What you have to do: Copy nothing but the text: reproduce each line of the listing exactly and leave the pictures out.

Provided material:
★ ★ ★ ★ ★
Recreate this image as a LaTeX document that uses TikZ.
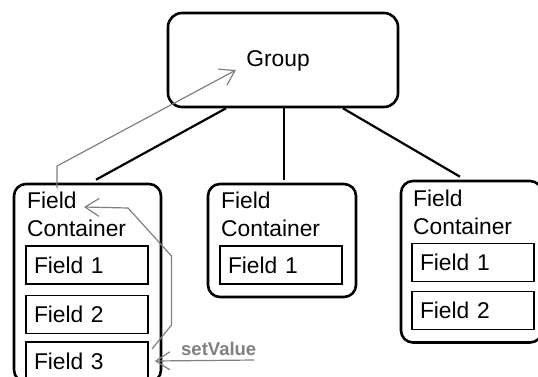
\documentclass[tikz,border=0pt]{standalone}
\usepackage{fontspec}
\setmainfont{Liberation Sans}
\usetikzlibrary{arrows.meta}
\definecolor{arrowgray}{RGB}{128,128,128}
\begin{document}
\begin{tikzpicture}[x=1pt,y=-1pt,
  every node/.style={font=\fontsize{22.8}{27.5}\selectfont},
  groupbox/.style={draw, line width=2.6pt, rounded corners=14pt, minimum width=230pt, minimum height=94pt, inner sep=0pt},
  cont/.style={draw, line width=2.6pt, rounded corners=12pt, inner sep=0pt},
  fieldbox/.style={draw, line width=1.5pt, minimum width=122pt, minimum height=38pt, inner xsep=8pt, inner ysep=0pt, text width=106pt, align=left},
  lbl/.style={anchor=north west, inner sep=0pt, align=left},
  link/.style={line width=2.2pt},
  flow/.style={draw=arrowgray, line width=1.2pt, -{Straight Barb[length=14pt,width=18pt,line width=1.2pt]}},
  flowlbl/.style={text=arrowgray, font=\bfseries\fontsize{18.5}{21}\selectfont, inner sep=0pt, anchor=base west}
]
\useasboundingbox (0,0) rectangle (538,376);
\clip (0,0) rectangle (538,376);
% group
\node[groupbox] (group) at (283,60) {};
\node[inner sep=0pt] (grouptxt) at (278,61) {Group};
% containers
\node[cont, minimum width=147pt, minimum height=198pt] (c1) at (87.5,283) {};
\node[cont, minimum width=148pt, minimum height=113pt] (c2) at (282,240.5) {};
\node[cont, minimum width=141pt, minimum height=161.5pt] (c3) at (471.5,261.75) {};
% labels
\node[lbl] (l1) at (27,192) {Field\\Container};
\node[lbl] (l2) at (221,192) {Field\\Container};
\node[lbl] (l3) at (413,190) {Field\\Container};
% fields
\node[fieldbox] (f11) at (87,265) {Field 1};
\node[fieldbox] (f12) at (87,314.5) {Field 2};
\node[fieldbox] (f13) at (87,361) {Field 3};
\node[fieldbox] (f21) at (281,265) {Field 1};
\node[fieldbox] (f31) at (473,262.5) {Field 1};
\node[fieldbox] (f32) at (473,310.5) {Field 2};
% links
\draw[link] ([xshift=-57pt]group.south) -- ([xshift=8.5pt,yshift=3pt]c1.north);
\draw[link] ([xshift=1pt]group.south) -- ([xshift=2pt,yshift=3pt]c2.north);
\draw[link] ([xshift=60pt]group.south) -- ([xshift=-11.5pt,yshift=3pt]c3.north);
% gray arrows
\coordinate (a1s) at (57,188);
\coordinate (a1m) at (57,166);
\coordinate (a1e) at (236,70);
\draw[flow] (a1s) -- (a1m) -- (a1e);
\coordinate (a2s) at (152,349);
\coordinate (a2b) at (171.5,325);
\coordinate (a2c) at (171.5,256);
\coordinate (a2d) at (128,208);
\coordinate (a2e) at (84,207);
\draw[flow] (a2s) -- (a2b) -- (a2c) -- (a2d) -- (a2e);
\coordinate (a3s) at (254,360);
\draw[flow] (a3s) -- ([xshift=6pt]f13.east);
\node[flowlbl] (sv) at (181,355) {setValue};
\end{tikzpicture}
\end{document}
★ ★ ★ ★ ★
Solution below:
Recreate this image as a LaTeX document that uses TikZ.
\documentclass[tikz,border=0pt]{standalone}
\usepackage{fontspec}
\setmainfont{Liberation Sans}
\usetikzlibrary{arrows.meta}
\definecolor{arrowgray}{RGB}{128,128,128}
\begin{document}
\begin{tikzpicture}[x=1pt,y=-1pt,
  every node/.style={font=\fontsize{22.8}{27.5}\selectfont},
  groupbox/.style={draw, line width=2.6pt, rounded corners=14pt, minimum width=230pt, minimum height=94pt, inner sep=0pt},
  cont/.style={draw, line width=2.6pt, rounded corners=12pt, inner sep=0pt},
  fieldbox/.style={draw, line width=1.5pt, minimum width=122pt, minimum height=38pt, inner xsep=8pt, inner ysep=0pt, text width=106pt, align=left},
  lbl/.style={anchor=north west, inner sep=0pt, align=left},
  link/.style={line width=2.2pt},
  flow/.style={draw=arrowgray, line width=1.2pt, -{Straight Barb[length=14pt,width=18pt,line width=1.2pt]}},
  flowlbl/.style={text=arrowgray, font=\bfseries\fontsize{18.5}{21}\selectfont, inner sep=0pt, anchor=base west}
]
\useasboundingbox (0,0) rectangle (538,376);
\clip (0,0) rectangle (538,376);
% group
\node[groupbox] (group) at (283,60) {};
\node[inner sep=0pt] (grouptxt) at (278,61) {Group};
% containers
\node[cont, minimum width=147pt, minimum height=198pt] (c1) at (87.5,283) {};
\node[cont, minimum width=148pt, minimum height=113pt] (c2) at (282,240.5) {};
\node[cont, minimum width=141pt, minimum height=161.5pt] (c3) at (471.5,261.75) {};
% labels
\node[lbl] (l1) at (27,192) {Field\\Container};
\node[lbl] (l2) at (221,192) {Field\\Container};
\node[lbl] (l3) at (413,190) {Field\\Container};
% fields
\node[fieldbox] (f11) at (87,265) {Field 1};
\node[fieldbox] (f12) at (87,314.5) {Field 2};
\node[fieldbox] (f13) at (87,361) {Field 3};
\node[fieldbox] (f21) at (281,265) {Field 1};
\node[fieldbox] (f31) at (473,262.5) {Field 1};
\node[fieldbox] (f32) at (473,310.5) {Field 2};
% links
\draw[link] ([xshift=-57pt]group.south) -- ([xshift=8.5pt,yshift=3pt]c1.north);
\draw[link] ([xshift=1pt]group.south) -- ([xshift=2pt,yshift=3pt]c2.north);
\draw[link] ([xshift=60pt]group.south) -- ([xshift=-11.5pt,yshift=3pt]c3.north);
% gray arrows
\coordinate (a1s) at (57,188);
\coordinate (a1m) at (57,166);
\coordinate (a1e) at (236,70);
\draw[flow] (a1s) -- (a1m) -- (a1e);
\coordinate (a2s) at (152,349);
\coordinate (a2b) at (171.5,325);
\coordinate (a2c) at (171.5,256);
\coordinate (a2d) at (128,208);
\coordinate (a2e) at (84,207);
\draw[flow] (a2s) -- (a2b) -- (a2c) -- (a2d) -- (a2e);
\coordinate (a3s) at (254,360);
\draw[flow] (a3s) -- ([xshift=6pt]f13.east);
\node[flowlbl] (sv) at (181,355) {setValue};
\end{tikzpicture}
\end{document}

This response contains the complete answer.